What motivated you to choose nursing as your professional career?

My mother was an emergency room nurse who influenced me to become a nurse. I continued my education by becoming a family nurse practitioner and am a doctoral candidate at the University of Pennsylvania School of Nursing with the goal of influencing health policy. My mother also became involved with COVID-19 testing in nursing homes and for first responders and we have worked together on COVID-19 vaccine administration.


How did you progress to where you are today as a family nurse practitioner?

From my experiences with my mom and her nursing colleagues, I knew that nurses were "really cool and did amazing and heroic work." I started my career at Roxborough Hospital School of Nursing, a diploma program, and worked with patients with heart failure. I fell in love with the one-on-one patient relationship and learning about people and their concerns. I was laid off due to budget cuts as I was getting my master's at LaSalle University as a clinical nurse leader, so I transitioned to becoming a family nurse practitioner. After graduation I worked in that role for 3 years with adults with intellectual disabilities who lived in the natural home setting in Washington, D.C. I loved that role but I missed my home city-Philadelphia. In 2015, I began my current position with the Family Practice and Counseling Network Abbottsford-Falls office in Northwest Philadelphia.


What motivated you to expand your role to administer what you call "Angel Doses" of vaccine?

COVID-19 vaccine vials need to be administered in a timely manner before they expire. As a volunteer with the Philadelphia Health Department in the early days of testing and vaccination, I helped to pair unused and unexpired vaccines or "angel" doses with people who needed them. With the help of Anna Perng, founder of the Philadelphia COVID-19 Health Equity Coalition, a network of advocates and civic and religious leaders, we worked to identify individuals with disabilities, family, caregivers, and others who were unable to leave their homes to get vaccines. Although Anna coordinates the patients, I've been driving across the city after work and on days off to administer angel doses to these individuals. To date, we've vaccinated over 350 "homebound individuals."

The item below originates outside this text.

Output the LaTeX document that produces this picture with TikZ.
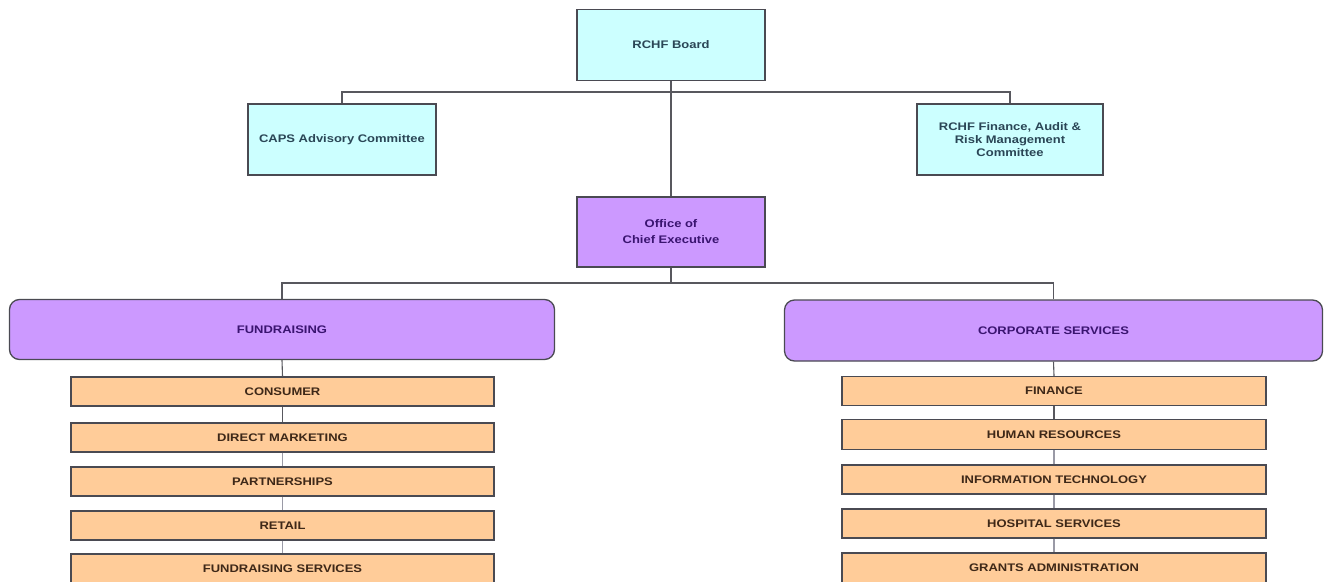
\documentclass[tikz,border=0pt]{standalone}
\usepackage{fontspec}
\setmainfont{Liberation Sans}[FakeStretch=1.18]
\definecolor{cyanfill}{HTML}{CCFFFF}
\definecolor{purplefill}{HTML}{CC99FF}
\definecolor{orangefill}{HTML}{FFCC99}
\definecolor{boxline}{HTML}{4A4A52}
\definecolor{cyantext}{HTML}{2A4656}
\definecolor{purpletext}{HTML}{3A1470}
\definecolor{orangetext}{HTML}{3E2818}
\definecolor{conn}{HTML}{58585E}
\definecolor{connlight}{HTML}{9A9AA6}
\begin{document}
\begin{tikzpicture}[x=1pt,y=-1pt,
  base/.style={draw=boxline,line width=1.3pt,inner sep=0pt,align=center,
    font=\fontsize{11}{13}\selectfont\bfseries},
  topbox/.style={base,fill=cyanfill,text=cyantext,minimum width=188pt,minimum height=71pt},
  ceobox/.style={base,fill=purplefill,text=purpletext,minimum width=188pt,minimum height=70pt},
  divbox/.style={base,fill=purplefill,text=purpletext,rounded corners=10pt,minimum height=60pt},
  unitbox/.style={base,fill=orangefill,text=orangetext,minimum height=29pt},
  link/.style={draw=conn,line width=1.1pt},
  linklight/.style={draw=connlight,line width=1.1pt}]
\useasboundingbox (0,0) rectangle (1324,581);
\fill[white] (0,0) rectangle (1324,581);

% connector junctions
\coordinate (j1) at (671,92);
\coordinate (j2) at (671,283);

% top level
\node[topbox] (board) at (671,45) {RCHF Board};
\node[topbox] (caps) at (342,139.5) {CAPS Advisory Committee};
\node[topbox,minimum width=186pt] (fin) at (1010,139.5) {RCHF Finance, Audit \&\\Risk Management\\Committee};
\node[ceobox,font=\fontsize{11}{16}\selectfont\bfseries] (ceo) at (671,232) {Office of\\Chief Executive};

% divisions
\node[divbox,minimum width=545pt] (fund) at (282,329.5) {FUNDRAISING};
\node[divbox,minimum width=538pt,minimum height=61pt] (corp) at (1053.5,330.5) {CORPORATE SERVICES};

% fundraising units
\node[unitbox,minimum width=423pt] (cons) at (282.5,391.5) {CONSUMER};
\node[unitbox,minimum width=423pt] (dm) at (282.5,437.5) {DIRECT MARKETING};
\node[unitbox,minimum width=423pt] (part) at (282.5,481.5) {PARTNERSHIPS};
\node[unitbox,minimum width=423pt] (ret) at (282.5,525.5) {RETAIL};
\node[unitbox,minimum width=423pt] (fs) at (282.5,568.5) {FUNDRAISING SERVICES};

% corporate units
\node[unitbox,minimum width=424pt] (finu) at (1054,391) {FINANCE};
\node[unitbox,minimum width=424pt,minimum height=30pt] (hr) at (1054,434.5) {HUMAN RESOURCES};
\node[unitbox,minimum width=424pt] (it) at (1054,479.5) {INFORMATION TECHNOLOGY};
\node[unitbox,minimum width=424pt] (hosp) at (1054,523.5) {HOSPITAL SERVICES};
\node[unitbox,minimum width=424pt,minimum height=30pt] (grants) at (1054,568) {GRANTS ADMINISTRATION};

% connectors
\draw[link] (board.south) -- (j1);
\draw[link] (j1) -| (caps.north);
\draw[link] (j1) -| (fin.north);
\draw[link] (j1) -- (ceo.north);
\draw[link] (ceo.south) -- (j2);
\draw[link] (j2) -| (fund.north);
\draw[link] (j2) -| (corp.north);
\draw[link] (fund.south) -- (cons.north);
\draw[link] (cons.south) -- (dm.north);
\draw[linklight] (dm.south) -- (part.north);
\draw[linklight] (part.south) -- (ret.north);
\draw[linklight] (ret.south) -- (fs.north);
\draw[link] (corp.south) -- (finu.north);
\draw[link] (finu.south) -- (hr.north);
\draw[linklight] (hr.south) -- (it.north);
\draw[linklight] (it.south) -- (hosp.north);
\draw[linklight] (hosp.south) -- (grants.north);
\end{tikzpicture}
\end{document}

It is important to note that our most vulnerable, those with disabilities and their caregivers, continue to be ignored by government and do not have access to basic healthcare like the COVID-19 vaccine. Our policy advocacy was a huge factor in making more doses available to homebound patients and expanding vaccinations to a coordinated city-wide effort led by the health department.


Please share your advice to home healthcare nurses in 2021.

Don't be afraid of your power! Nurses can be change agents with relentless advocacy for their patients at the bedside and beyond. Our advocacy efforts with governmental agencies and healthcare facilities resulted in policy changes and increased access to the vaccine.


Tarik, thank you for sharing your experiences related to your tireless efforts with administering COVID-19 vaccine to individuals in their homes. Your commitment to meet your community's needs during the pandemic is truly commendable.